The Bangkok Principles on the Status and Treatment of Refugees (1966) adopted by Asian African Legal Consultative Organisation (AALCO) is relevant for Bangladesh although it could not create much impact on members.25 Nonetheless, the statements and opinions of participatory states in such forums form evidence of customary international law (CIL).26 The instrument would be an aid to interpret several concepts pertinent to refugees in Bangladesh. The instrument was useful for Pakistan when it was explaining its policy towards refugees from Afghanistan in 1981.27

Apart from the refugee-specific international treaties, international human rights law instruments are pertinent for Bangladesh in extending protection to the refugees. Bangladesh as a member of the UN has obligation to respect the Charter, which articulates in its Preamble and Purpose commitments to ensuring dignity and guaranteeing fundamental freedom and human rights for all.

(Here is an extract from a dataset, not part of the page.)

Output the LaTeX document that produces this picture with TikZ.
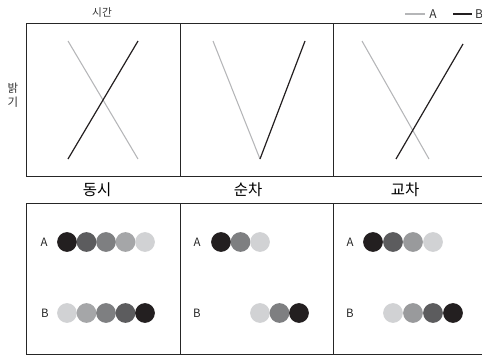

The country has endorsed norms of the Universal Declaration of Human Rights (UDHR), ratified the International Covenant on Civil and Political Rights (ICCPR), the International Covenant on Economic, Social and Cultural Rights (ICESCR), the Convention Against Torture (CAT), the Convention on the Elimination of All Forms of Discrimination Against Women (CEDAW), the Child Rights Convention (CRC), and the Convention for Elimination of all forms of Racial Discrimination (CERD).28 The basic norms articulated in these instruments obligate Bangladesh to ensure basic human rights, including minimum standards of treatment to refugees.

Article 2 of the ICCPR obligates state parties to ensure rights articulated in the Covenant to all individuals regardless of their background. It further requires parties to take necessary steps to adopt such laws or other measures as may be necessary to give effect to the rights recognised in the Covenant. Individuals are guaranteed rights not to be tortured or treated with cruel or inhuman punishment, and also to seek asylum in another country to avoid such treatments.29 Protection of refugee children has been guaranteed in the CRC. Article 22 specifies that refugee children or children seeking refugee status in the host state shall receive appropriate protection and humanitarian assistance in the enjoyment of applicable rights in this convention or in other human rights instruments to which the state is a party.30 As a signatory to the UN Declaration on Territorial Asylum, adopted by the General Assembly and containing non-refoulement obligation, Bangladesh signalled its intention to comply with the principle. It has also ratified the ILO Convention No. 118, which requires state parties to provide social security to refugees and stateless persons.31

Bangladesh’s treatment of refugees is regulated by bilateral mechanisms, be it with states or international organizations, as most instances indicate. A Memorandum of Understanding (MOU) was signed between the government and the United Nations High Commissioner for Refugees (UNHCR) in early 1993 in relation to Rohingya refugees.32 The memorandum defined UNHCR’s assistance role towards refugees in the camps, provided for increased access by the UNHCR to the camps and in refugee-impacted areas, and highlighted the responsibilities of various parties to provide protection to refugees. In order to regulate and resolve the existing Rohingya refugee crisis, Bangladesh has entered into a bilateral agreement with Myanmar on the repatriation of “displaced persons” from Rakhine State.33

Although there exists a wide range of relevant international instruments, albeit in the stark absence of the Refugee Convention, the pivotal issue is the nature and extent of the application of ratified instruments in Bangladesh. As it has been discussed in a number of previous chapters in this edited volume, given the country’s dualist approach to international law, international treaties are not automatically part of the domestic law unless they are incorporated in national legislation.34 This approach of Bangladesh has been reflected in the observation of the Supreme Court in the case of BNWLA v. Government of Bangladesh and Others (2009) as, “[o]ur courts will not enforce those Covenants as Treaties and Conventions even if ratified by the state, as they are not part of the corpus Juris of the state unless those are incorporated in the municipal legislation”.35 However, the court has further opined that in cases where there is a gap in the municipal law in addressing any issue, the courts may take recourse to international conventions and protocols on that issue for the purpose of formulating effective directives and guidelines to be followed by all concerned until national legislature enacts law in this regard.36 In this sense, human rights treaties ratified by Bangladesh offer usefill avenues to consider, determine, and assert legal status and entitlements of the Rohingya and other refugees in Bangladesh.

The approach of Bangladesh to CIL is pertinent in the context of the principle of non-refoulement which, according to substantial authority if not conclusive, has reached the status of CIL. Goodwin-Gill argues that the principle is binding upon all states regardless of specific assent.37 CIL, if not contrary to domestic law, is binding on Bangladesh and part of the law of the land.38 But where there is clear domestic legislation on the disputed issue, the courts give effect to the domestic law.39 As we have seen in Chapter 5, the Supreme Court in Bangladesh v. Unimarine S. A. Panama held that CIL is binding on states, and states generally give effect to rules and norms of CIL.40 No judgement is found where the principle of non-foulement was raised before the courts. In the case of Saiful Islam Dilder v. Government of Bangladesh, extradition of the applicant was contended as a violation of the customary principle of the right to self-determination, though it was denied by the court.41 Had the principle of non-refoulement been argued in that case, it would have been interesting to observe how the court responded to this customary principle in the absence of specific domestic law.